Ashwathi (name changed), studying in second year at a popular engineering college beyond Tambaram, received a very obscene Short Messaging Service (SMS). She chose not to reply assuming that the message was not intended for her. But it was only after a flurry of similar messages that she panicked.

She informed her parents who were alarmed. Residents of a southern suburb, they approached the Chengai (East) police. After briefing them about the harassment their daughter was subjected to, the parents requested the law enforcers to treat it as a petition enquiry. (When a complaint is treated as a petition enquiry, police do not register a case, but warn the offenders and let them go.) Police did so and got down to business quickly.

As the girl received messages from different private cellphone service providers, the police asked the girl to establish contact with one of them. This was just the baiting of the trap. The girl spoke to one of the boys and asked him to meet her. After a wait of two days, the boy walked into it.
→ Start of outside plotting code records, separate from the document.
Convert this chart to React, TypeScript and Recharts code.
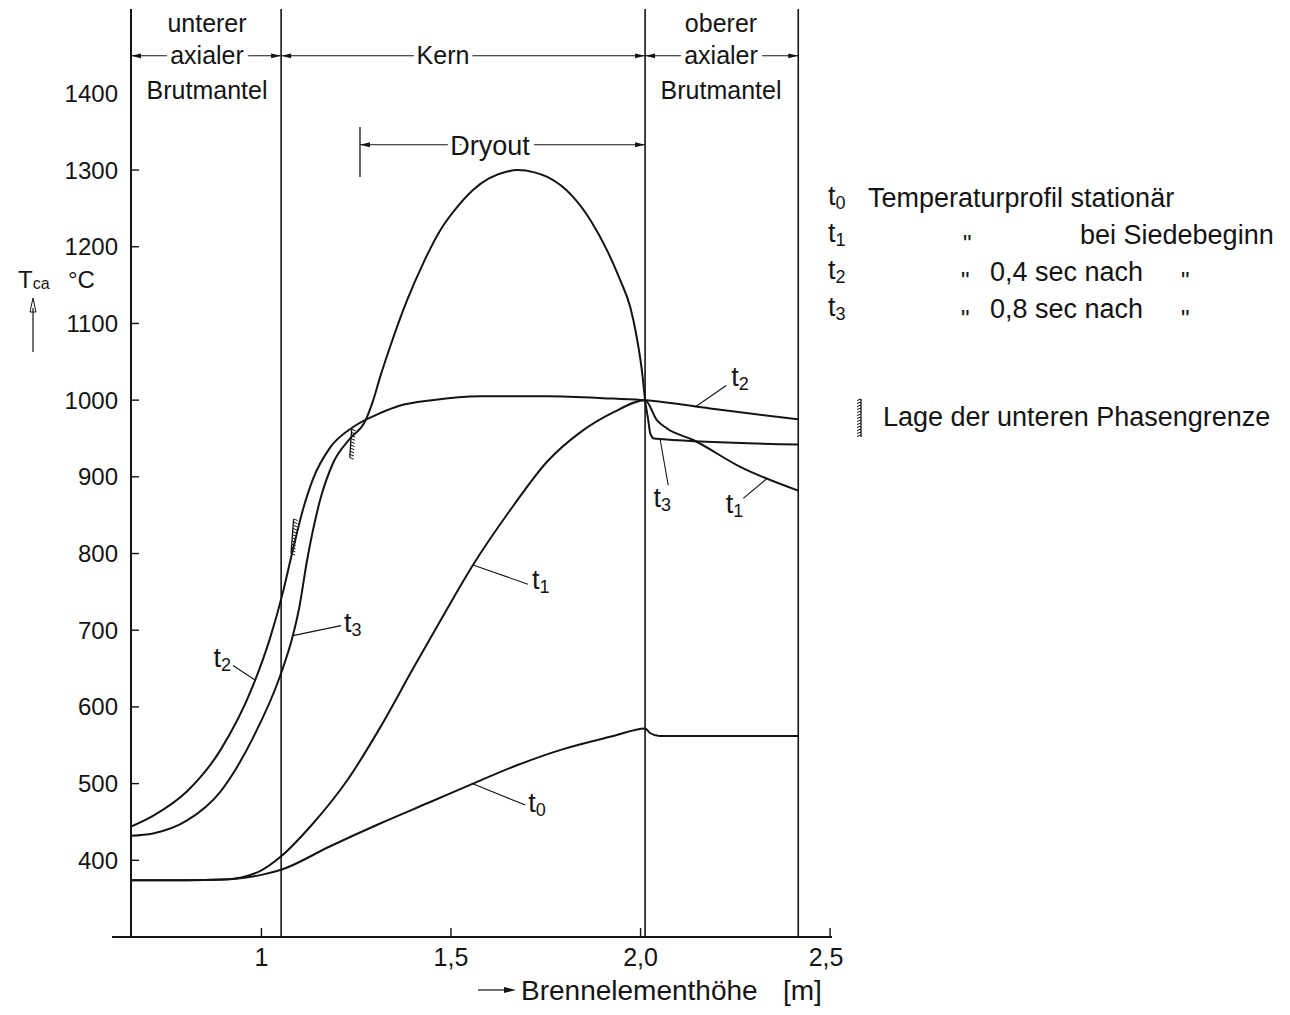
import React from "react";
import { LineChart, Line, XAxis, YAxis, ReferenceLine } from "recharts";

// Brennelementhöhe [m] -> Hüllrohrtemperatur T_ca [°C]
const t0Hoehe = [0.656, 0.8, 0.9, 0.95, 1.0, 1.054, 1.18, 1.313, 1.45, 1.558, 1.664, 1.796, 1.928, 2.012, 2.025, 2.05, 2.416];
const t0Temp = [374, 374, 375, 377, 381, 388, 418, 448, 477, 500, 522, 545, 562, 572, 566, 562, 562];

const t1Hoehe = [0.656, 0.8, 0.9, 0.95, 1.0, 1.049, 1.136, 1.226, 1.313, 1.4, 1.49, 1.558, 1.664, 1.754, 1.841, 1.928, 2.012, 2.043, 2.07, 2.139, 2.263, 2.416];
const t1Temp = [374, 374, 375, 378, 387, 404, 448, 504, 573, 650, 728, 785, 862, 920, 958, 984, 1000, 974, 963, 948, 913, 882];

const t2Hoehe = [0.656, 0.714, 0.804, 0.891, 0.978, 1.023, 1.057, 1.083, 1.11, 1.136, 1.181, 1.242, 1.313, 1.366, 1.45, 1.577, 1.754, 1.928, 2.012, 2.2, 2.416];
const t2Temp = [444, 458, 490, 543, 628, 690, 750, 805, 858, 897, 938, 965, 983, 993, 1000, 1005, 1005, 1002, 1000, 988, 975];

const t3Hoehe = [0.656, 0.714, 0.804, 0.891, 0.978, 1.049, 1.083, 1.1, 1.12, 1.155, 1.189, 1.234, 1.273, 1.295, 1.313, 1.339, 1.384, 1.43, 1.471, 1.52, 1.558, 1.6, 1.648, 1.675, 1.72, 1.754, 1.822, 1.87, 1.912, 1.945, 1.973, 1.99, 2.005, 2.012, 2.02, 2.026, 2.035, 2.06, 2.416];
const t3Temp = [432, 435, 452, 489, 560, 640, 693, 730, 790, 870, 918, 950, 972, 1000, 1030, 1069, 1130, 1182, 1221, 1254, 1274, 1289, 1298, 1300, 1297, 1291, 1265, 1233, 1195, 1158, 1121, 1082, 1033, 1000, 975, 956, 950, 949, 942];

const xTicks = [1, 1.5, 2.0, 2.5];
const xTickLabels = ["1", "1,5", "2,0", "2,5"];
const yTicks = [400, 500, 600, 700, 800, 900, 1000, 1100, 1200, 1300, 1400];

// Zonengrenzen: unterer Brutmantel | Kern | oberer Brutmantel
const grenzen = [1.052, 2.012, 2.416];
const dryoutBeginn = 1.26;

// Lage der unteren Phasengrenze (Strichmarken auf t2)
const phasengrenzen = [
  [1.078, 800, 1.085, 845],
  [1.233, 925, 1.238, 962],
];

const FONT = "'Liberation Sans', Arial, sans-serif";
const INK = "#141414";

const toRows = (xs: number[], ys: number[]) => xs.map((x, i) => ({ x, t: ys[i] }));

const YTick = (props: any) => {
  const { x, y, payload } = props;
  const ax = x + 13;
  return (
    <g>
      {payload.value < 1400 && <line x1={ax} x2={ax + 8} y1={y} y2={y} stroke={INK} strokeWidth={1.4} />}
      <text x={x} y={y} textAnchor="end" dominantBaseline="central" fontSize={24} fontFamily={FONT} fill={INK}>
        {payload.value}
      </text>
    </g>
  );
};

const XTick = (props: any) => {
  const { x, y, payload } = props;
  const ay = y - 20;
  const i = xTicks.indexOf(payload.value);
  return (
    <g>
      <line x1={x} x2={x} y1={ay} y2={ay - 9} stroke={INK} strokeWidth={1.4} />
      <text x={i === 3 ? x - 4 : x} y={y} textAnchor="middle" dominantBaseline="central" fontSize={25} fontFamily={FONT} fill={INK}>
        {xTickLabels[i]}
      </text>
    </g>
  );
};

const pfeil = (p: any) => {
  const { x1, y1, x2, y2 } = p;
  const a = 10;
  const w = 2.4;
  return (
    <g>
      <line x1={x1} y1={y1} x2={x2} y2={y2} stroke={INK} strokeWidth={1.1} />
      <path d={`M${x1},${y1} L${x1 + a},${y1 - w} L${x1 + a},${y1 + w} Z`} fill={INK} />
      <path d={`M${x2},${y2} L${x2 - a},${y2 - w} L${x2 - a},${y2 + w} Z`} fill={INK} />
    </g>
  );
};

const schraffur = (p: any) => {
  const { x1, y1, x2, y2 } = p;
  const n = Math.max(3, Math.floor(Math.abs(y2 - y1) / 3));
  const zaehne = [];
  for (let i = 0; i <= n; i++) {
    const f = i / n;
    const x = x1 + (x2 - x1) * f;
    const y = y1 + (y2 - y1) * f;
    zaehne.push(<line key={i} x1={x} y1={y} x2={x + 4} y2={y + 1.5} stroke={INK} strokeWidth={1} />);
  }
  return (
    <g>
      <line x1={x1} y1={y1} x2={x2} y2={y2} stroke={INK} strokeWidth={1.3} />
      {zaehne}
    </g>
  );
};

// Hinweislinien zu den Kurvenbezeichnungen
const hinweise = [
  { von: [0.983, 635], nach: [0.925, 654], idx: "2", dx: -2, dy: -8, anchor: "end" },
  { von: [1.083, 693], nach: [1.21, 706], idx: "3", dx: 3, dy: -3, anchor: "start" },
  { von: [1.558, 785], nach: [1.703, 760], idx: "1", dx: 4, dy: -4, anchor: "start" },
  { von: [1.556, 500], nach: [1.696, 472], idx: "0", dx: 3, dy: -2, anchor: "start" },
  { von: [2.144, 991], nach: [2.226, 1019], idx: "2", dx: 5, dy: -9, anchor: "start" },
  { von: [2.052, 948], nach: [2.073, 889], idx: "3", dx: -6, dy: 13, anchor: "middle" },
  { von: [2.334, 898], nach: [2.271, 872], idx: "1", dx: 0, dy: 6, anchor: "end" },
];

const T = ({ idx, ...rest }: any) => (
  <text fontFamily={FONT} fill={INK} fontSize={27} dominantBaseline="central" {...rest}>
    t<tspan fontSize={18} dy={7}>{idx}</tspan>
  </text>
);

const hinweisShape = (h: any) => (p: any) => {
  const { x1, y1, x2, y2 } = p;
  return (
    <g>
      <line x1={x1} y1={y1} x2={x2} y2={y2} stroke={INK} strokeWidth={1.1} />
      <T idx={h.idx} x={x2 + h.dx} y={y2 + h.dy} textAnchor={h.anchor} />
    </g>
  );
};

const halo = { stroke: "#fff", strokeWidth: 9, paintOrder: "stroke" as const };

export default function App() {
  const serien = [
    toRows(t0Hoehe, t0Temp),
    toRows(t1Hoehe, t1Temp),
    toRows(t2Hoehe, t2Temp),
    toRows(t3Hoehe, t3Temp),
  ];
  const txt = { fontFamily: FONT, fill: INK, dominantBaseline: "central" as const };
  return (
    <div style={{ position: "relative", width: 1290, height: 1015, background: "#fff" }}>
      <style>{"body{margin:0}"}</style>
      <LineChart width={1290} height={1015} margin={{ top: 9, right: 458, bottom: 8, left: 11 }}>
        <XAxis
          type="number"
          dataKey="x"
          domain={[0.656, 2.505]}
          allowDataOverflow
          ticks={xTicks}
          interval={0}
          height={70}
          tickSize={0}
          tickMargin={20}
          tickLine={false}
          axisLine={{ stroke: INK, strokeWidth: 2 }}
          tick={(p: any) => <XTick {...p} />}
        />
        <YAxis
          type="number"
          domain={[300, 1510]}
          allowDataOverflow
          ticks={yTicks}
          interval={0}
          width={120}
          tickSize={0}
          tickMargin={13}
          tickLine={false}
          axisLine={{ stroke: INK, strokeWidth: 2 }}
          tick={(p: any) => <YTick {...p} />}
        />
        <ReferenceLine
          segment={[{ x: 0.606, y: 300 }, { x: 0.656, y: 300 }]}
          ifOverflow="visible"
          stroke={INK}
          strokeWidth={2}
        />
        {grenzen.map((g) => (
          <ReferenceLine key={g} x={g} stroke={INK} strokeWidth={1.6} />
        ))}
        <ReferenceLine segment={[{ x: 0.656, y: 1449 }, { x: grenzen[0], y: 1449 }]} shape={pfeil} />
        <ReferenceLine segment={[{ x: grenzen[0], y: 1449 }, { x: grenzen[1], y: 1449 }]} shape={pfeil} />
        <ReferenceLine segment={[{ x: grenzen[1], y: 1449 }, { x: grenzen[2], y: 1449 }]} shape={pfeil} />
        <ReferenceLine segment={[{ x: dryoutBeginn, y: 1333 }, { x: grenzen[1], y: 1333 }]} shape={pfeil} />
        <ReferenceLine
          segment={[{ x: dryoutBeginn, y: 1291 }, { x: dryoutBeginn, y: 1356 }]}
          stroke={INK}
          strokeWidth={1.3}
        />
        {phasengrenzen.map((s, i) => (
          <ReferenceLine key={"pg" + i} segment={[{ x: s[0], y: s[1] }, { x: s[2], y: s[3] }]} shape={schraffur} />
        ))}
        {serien.map((d, i) => (
          <Line
            key={"t" + i}
            data={d}
            dataKey="t"
            type="monotone"
            dot={false}
            activeDot={false}
            stroke={INK}
            strokeWidth={2}
            isAnimationActive={false}
          />
        ))}
        {hinweise.map((h, i) => (
          <ReferenceLine
            key={"h" + i}
            segment={[{ x: h.von[0], y: h.von[1] }, { x: h.nach[0], y: h.nach[1] }]}
            shape={hinweisShape(h)}
          />
        ))}
      </LineChart>
      <svg
        width={1290}
        height={1015}
        style={{ position: "absolute", left: 0, top: 0, pointerEvents: "none" }}
      >
        {/* Zonenbeschriftung oben */}
        <text {...txt} x={207} y={23} fontSize={25} textAnchor="middle">unterer</text>
        <text {...txt} {...halo} x={207} y={55} fontSize={25} textAnchor="middle">axialer</text>
        <text {...txt} x={207} y={90} fontSize={25} textAnchor="middle">Brutmantel</text>
        <text {...txt} {...halo} x={443} y={55} fontSize={25} textAnchor="middle">Kern</text>
        <text {...txt} x={721} y={23} fontSize={25} textAnchor="middle">oberer</text>
        <text {...txt} {...halo} x={721} y={55} fontSize={25} textAnchor="middle">axialer</text>
        <text {...txt} x={721} y={90} fontSize={25} textAnchor="middle">Brutmantel</text>
        <text {...txt} {...halo} x={490} y={146} fontSize={27} textAnchor="middle">Dryout</text>

        {/* y-Achsentitel */}
        <text {...txt} x={18} y={279} fontSize={24}>
          T<tspan fontSize={16} dy={4}>ca</tspan>
        </text>
        <text {...txt} x={68} y={279} fontSize={24}>°C</text>
        <line x1={33} y1={352} x2={33} y2={308} stroke={INK} strokeWidth={1.2} />
        <path d="M33,298 L30,312 L36,312 Z" fill="none" stroke={INK} strokeWidth={1} />

        {/* x-Achsentitel */}
        <line x1={478} y1={990} x2={508} y2={990} stroke={INK} strokeWidth={1.2} />
        <path d="M516,990 L504,987 L504,993 Z" fill={INK} />
        <text {...txt} x={521} y={990} fontSize={28}>Brennelementhöhe</text>
        <text {...txt} x={783} y={990} fontSize={28}>[m]</text>

        {/* Legende */}
        <T idx="0" x={828} y={196} />
        <text {...txt} x={868} y={198} fontSize={27}>Temperaturprofil stationär</text>
        <T idx="1" x={828} y={233} />
        <text {...txt} x={963} y={243} fontSize={24}>"</text>
        <text {...txt} x={1080} y={235} fontSize={27}>bei Siedebeginn</text>
        <T idx="2" x={828} y={270} />
        <text {...txt} x={961} y={280} fontSize={24}>"</text>
        <text {...txt} x={990} y={272} fontSize={27}>0,4 sec nach</text>
        <text {...txt} x={1181} y={280} fontSize={24}>"</text>
        <T idx="3" x={828} y={307} />
        <text {...txt} x={961} y={318} fontSize={24}>"</text>
        <text {...txt} x={990} y={309} fontSize={27}>0,8 sec nach</text>
        <text {...txt} x={1181} y={318} fontSize={24}>"</text>

        <line x1={861} y1={399} x2={861} y2={437} stroke={INK} strokeWidth={1.3} />
        {Array.from({ length: 13 }, (_, i) => (
          <line key={i} x1={861} y1={399 + i * 3} x2={857} y2={400.5 + i * 3} stroke={INK} strokeWidth={1} />
        ))}
        <text {...txt} x={883} y={417} fontSize={27}>Lage der unteren Phasengrenze</text>
      </svg>
    </div>
  );
}
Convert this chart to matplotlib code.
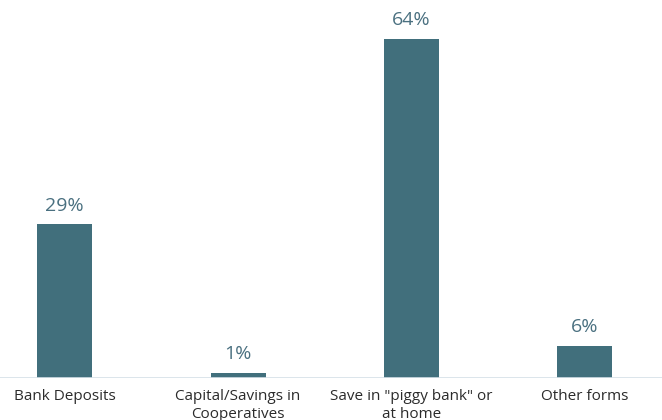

When the girl asked the boy to come to a deluxe hotel on Grand Southern Trunk Road, he readily agreed little realising that policemen were lying in wait. Once the offender was nabbed, it was just a matter of time before the police rounded up the rest of the group that had harassed the girl for weeks together. The girl was shocked as among the four boys, two were her classmates. The third was a student in the same institution while the fourth was a common friend of the others, studying in an engineering college near Poonamallee.

The police said the boys were warned, their parents summoned and briefed on the behaviour of their wards and later let off. They could have taken action against the boys under various provisions of the Indian Penal Code and Information Technology Act, if the girl and her parents had wanted to file a case. The girl's parents feared the boys would take revenge on their daughter later. Incidentally, the girl lost her mobile phone when she went to college after a few days.

"She did not lose the handset. It was robbed. It could have been the same boys, but we could not act as the college is not in our jurisdiction and the parents did not complain," said a Chengai East police officer. With the increasing penetration of cellphones among youngsters, especially in schools and colleges, such offences might increase, he feared.

Prateep. V. Philip, Deputy Inspector-General of Police and Director, Multimedia Project, Friends of Police (FoP), said the need was to educate youth, particularly college students on how distressed women can become when they receive obscene messages and e-mails. Not to mention the risks the youth are exposing themselves to and the embarrassment to their parents when the law catches up. According to him, such instances of boy students sending vulgar messages to their own classmates only reflected the `value vacuum' in their minds. According to him: "Technology without values dehumanises; Technology with value adds to the quality of life."

He stressed the importance of parents playing a vital role to ensure that their wards are not misled.

The FoP would be used as a platform to educate youth about the risks of misusing technology, the officer said. Women can approach the FoP centre in Aminjikarai (Ph: 52186554) and lodge a complaint if they receive such messages.